# GOAL OF THE EXERCISE:
Search the material for the string "this", then return every line where it is found.

# PROVIDED RECORDS:
---*---

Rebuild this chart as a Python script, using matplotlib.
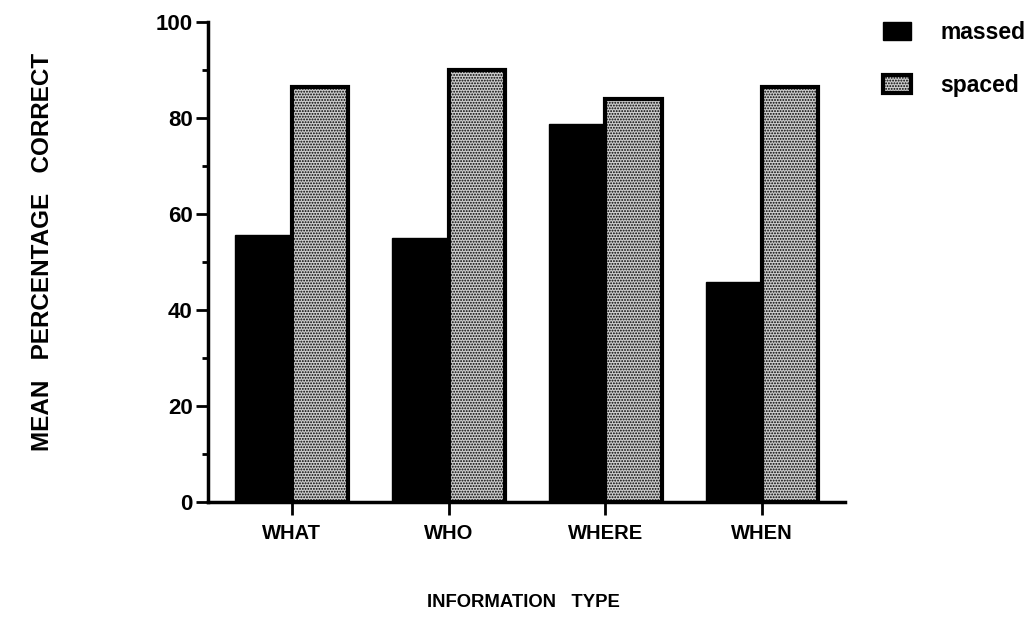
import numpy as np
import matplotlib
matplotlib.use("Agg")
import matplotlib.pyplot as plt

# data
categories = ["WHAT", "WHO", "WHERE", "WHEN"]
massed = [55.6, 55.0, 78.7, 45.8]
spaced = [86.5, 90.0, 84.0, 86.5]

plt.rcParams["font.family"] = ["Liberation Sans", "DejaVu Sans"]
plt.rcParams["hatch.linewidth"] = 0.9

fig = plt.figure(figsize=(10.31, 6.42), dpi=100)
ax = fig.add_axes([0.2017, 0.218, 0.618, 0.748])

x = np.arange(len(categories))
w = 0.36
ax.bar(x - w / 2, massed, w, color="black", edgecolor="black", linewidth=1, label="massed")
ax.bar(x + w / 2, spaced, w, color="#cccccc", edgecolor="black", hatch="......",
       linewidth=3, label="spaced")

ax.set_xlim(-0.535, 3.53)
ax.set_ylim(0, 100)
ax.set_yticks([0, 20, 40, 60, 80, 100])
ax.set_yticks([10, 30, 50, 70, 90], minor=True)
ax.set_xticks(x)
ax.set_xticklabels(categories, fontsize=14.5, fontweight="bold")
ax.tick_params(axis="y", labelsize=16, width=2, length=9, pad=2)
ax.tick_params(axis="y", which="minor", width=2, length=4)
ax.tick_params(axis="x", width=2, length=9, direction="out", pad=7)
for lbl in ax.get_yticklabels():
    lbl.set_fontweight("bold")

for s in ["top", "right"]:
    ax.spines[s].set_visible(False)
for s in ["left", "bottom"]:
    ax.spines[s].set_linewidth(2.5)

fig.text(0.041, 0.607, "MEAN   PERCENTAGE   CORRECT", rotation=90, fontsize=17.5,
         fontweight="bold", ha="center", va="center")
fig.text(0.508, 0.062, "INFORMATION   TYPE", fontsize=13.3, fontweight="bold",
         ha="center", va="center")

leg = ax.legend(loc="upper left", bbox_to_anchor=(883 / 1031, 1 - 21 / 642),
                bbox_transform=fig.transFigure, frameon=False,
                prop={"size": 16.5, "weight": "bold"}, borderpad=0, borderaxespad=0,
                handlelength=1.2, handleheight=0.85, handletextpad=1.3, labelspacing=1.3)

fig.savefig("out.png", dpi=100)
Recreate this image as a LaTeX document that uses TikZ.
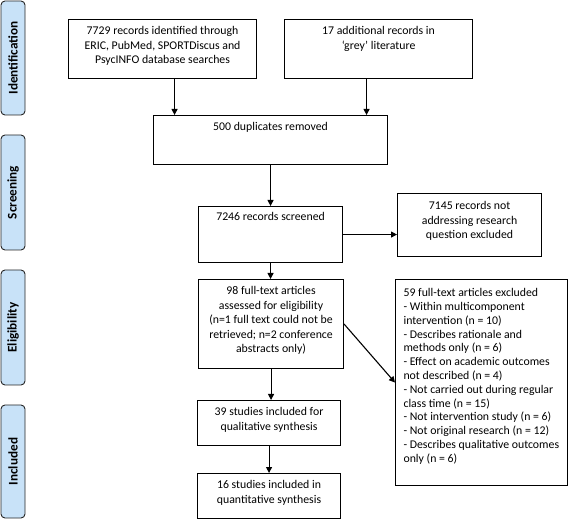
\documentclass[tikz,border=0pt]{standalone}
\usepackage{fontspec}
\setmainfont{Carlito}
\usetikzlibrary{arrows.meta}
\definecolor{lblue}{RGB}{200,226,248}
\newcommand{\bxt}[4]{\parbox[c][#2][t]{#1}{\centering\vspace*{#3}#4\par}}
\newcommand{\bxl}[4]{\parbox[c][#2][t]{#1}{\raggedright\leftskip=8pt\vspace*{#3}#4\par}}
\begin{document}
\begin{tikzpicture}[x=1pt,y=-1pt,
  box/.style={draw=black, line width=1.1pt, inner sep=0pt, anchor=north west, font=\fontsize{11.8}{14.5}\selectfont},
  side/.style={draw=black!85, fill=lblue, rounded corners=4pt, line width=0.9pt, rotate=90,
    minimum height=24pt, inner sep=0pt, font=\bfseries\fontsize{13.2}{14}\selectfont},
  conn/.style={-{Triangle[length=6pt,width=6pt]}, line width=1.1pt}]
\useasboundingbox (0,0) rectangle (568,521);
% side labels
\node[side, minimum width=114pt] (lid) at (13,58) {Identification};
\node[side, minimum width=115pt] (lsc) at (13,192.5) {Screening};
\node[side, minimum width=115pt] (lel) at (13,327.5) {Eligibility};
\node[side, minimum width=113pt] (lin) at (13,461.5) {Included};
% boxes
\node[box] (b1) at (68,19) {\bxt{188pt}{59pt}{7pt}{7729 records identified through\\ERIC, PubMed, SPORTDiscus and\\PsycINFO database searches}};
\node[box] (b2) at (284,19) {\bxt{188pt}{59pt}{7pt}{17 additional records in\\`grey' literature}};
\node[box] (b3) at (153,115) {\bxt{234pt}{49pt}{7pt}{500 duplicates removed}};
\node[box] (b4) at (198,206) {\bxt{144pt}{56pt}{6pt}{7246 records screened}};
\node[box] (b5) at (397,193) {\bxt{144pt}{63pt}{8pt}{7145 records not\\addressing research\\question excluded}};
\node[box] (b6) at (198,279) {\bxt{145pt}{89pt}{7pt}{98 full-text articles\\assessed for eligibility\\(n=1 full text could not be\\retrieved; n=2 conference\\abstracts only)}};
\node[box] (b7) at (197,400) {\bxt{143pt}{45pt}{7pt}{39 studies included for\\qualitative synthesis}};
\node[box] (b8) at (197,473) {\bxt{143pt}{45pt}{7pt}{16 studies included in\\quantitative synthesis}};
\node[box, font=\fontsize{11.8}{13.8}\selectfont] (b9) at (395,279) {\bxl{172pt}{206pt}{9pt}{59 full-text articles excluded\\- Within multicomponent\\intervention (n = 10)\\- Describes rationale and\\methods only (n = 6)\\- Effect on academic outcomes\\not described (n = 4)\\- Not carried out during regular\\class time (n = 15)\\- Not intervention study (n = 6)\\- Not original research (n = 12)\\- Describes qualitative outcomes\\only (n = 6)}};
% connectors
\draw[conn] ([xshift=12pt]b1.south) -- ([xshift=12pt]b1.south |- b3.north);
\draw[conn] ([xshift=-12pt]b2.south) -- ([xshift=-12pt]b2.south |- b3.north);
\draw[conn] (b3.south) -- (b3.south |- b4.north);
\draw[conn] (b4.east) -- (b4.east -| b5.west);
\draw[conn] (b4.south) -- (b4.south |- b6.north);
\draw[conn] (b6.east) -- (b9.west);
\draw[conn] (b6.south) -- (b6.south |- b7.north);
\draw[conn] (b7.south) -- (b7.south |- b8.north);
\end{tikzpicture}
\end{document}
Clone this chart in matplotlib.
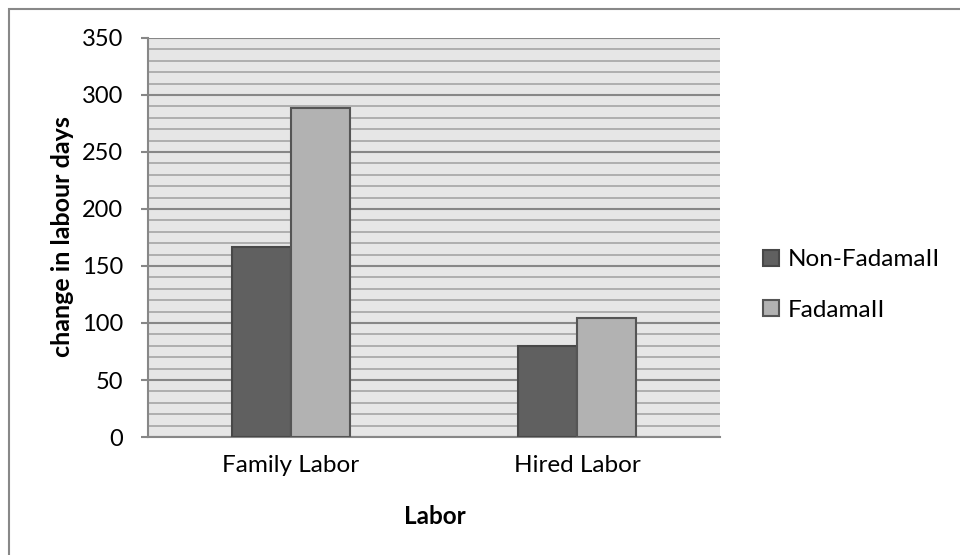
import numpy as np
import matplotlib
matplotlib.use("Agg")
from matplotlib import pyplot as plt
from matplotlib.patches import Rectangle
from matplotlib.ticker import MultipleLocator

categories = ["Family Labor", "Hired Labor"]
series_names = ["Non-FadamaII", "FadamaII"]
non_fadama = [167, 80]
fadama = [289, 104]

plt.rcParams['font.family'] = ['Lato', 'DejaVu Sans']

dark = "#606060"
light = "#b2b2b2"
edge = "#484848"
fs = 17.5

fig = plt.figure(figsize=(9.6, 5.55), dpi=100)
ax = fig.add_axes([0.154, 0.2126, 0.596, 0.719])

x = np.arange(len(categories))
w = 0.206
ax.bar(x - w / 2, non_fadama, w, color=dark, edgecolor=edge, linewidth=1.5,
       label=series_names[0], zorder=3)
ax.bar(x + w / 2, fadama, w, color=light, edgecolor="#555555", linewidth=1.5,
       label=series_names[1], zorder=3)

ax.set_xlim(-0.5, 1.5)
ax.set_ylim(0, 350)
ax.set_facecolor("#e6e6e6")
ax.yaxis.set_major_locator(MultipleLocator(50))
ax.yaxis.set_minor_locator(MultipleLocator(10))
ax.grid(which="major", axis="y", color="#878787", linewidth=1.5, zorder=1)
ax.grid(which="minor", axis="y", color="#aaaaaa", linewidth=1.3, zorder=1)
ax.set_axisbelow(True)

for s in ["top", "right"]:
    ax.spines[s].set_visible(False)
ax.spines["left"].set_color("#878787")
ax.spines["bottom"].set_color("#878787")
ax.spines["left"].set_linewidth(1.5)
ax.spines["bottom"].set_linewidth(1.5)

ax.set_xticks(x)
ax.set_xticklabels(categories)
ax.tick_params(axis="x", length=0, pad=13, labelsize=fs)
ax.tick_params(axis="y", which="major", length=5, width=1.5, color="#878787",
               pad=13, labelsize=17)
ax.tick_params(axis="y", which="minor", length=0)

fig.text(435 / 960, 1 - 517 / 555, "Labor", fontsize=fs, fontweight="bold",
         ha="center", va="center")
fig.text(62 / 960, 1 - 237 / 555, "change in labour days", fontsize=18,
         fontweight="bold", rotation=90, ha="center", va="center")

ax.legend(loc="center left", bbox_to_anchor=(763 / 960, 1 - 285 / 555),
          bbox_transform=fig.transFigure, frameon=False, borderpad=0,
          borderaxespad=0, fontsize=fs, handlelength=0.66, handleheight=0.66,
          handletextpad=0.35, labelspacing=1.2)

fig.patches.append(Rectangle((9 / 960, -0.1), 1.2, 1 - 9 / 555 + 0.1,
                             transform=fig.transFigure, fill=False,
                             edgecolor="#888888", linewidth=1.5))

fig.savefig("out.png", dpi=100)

---*---

# FINISHED ANSWER:
Rebuild this chart as a Python script, using matplotlib.
Recreate this image as a LaTeX document that uses TikZ.
Clone this chart in matplotlib.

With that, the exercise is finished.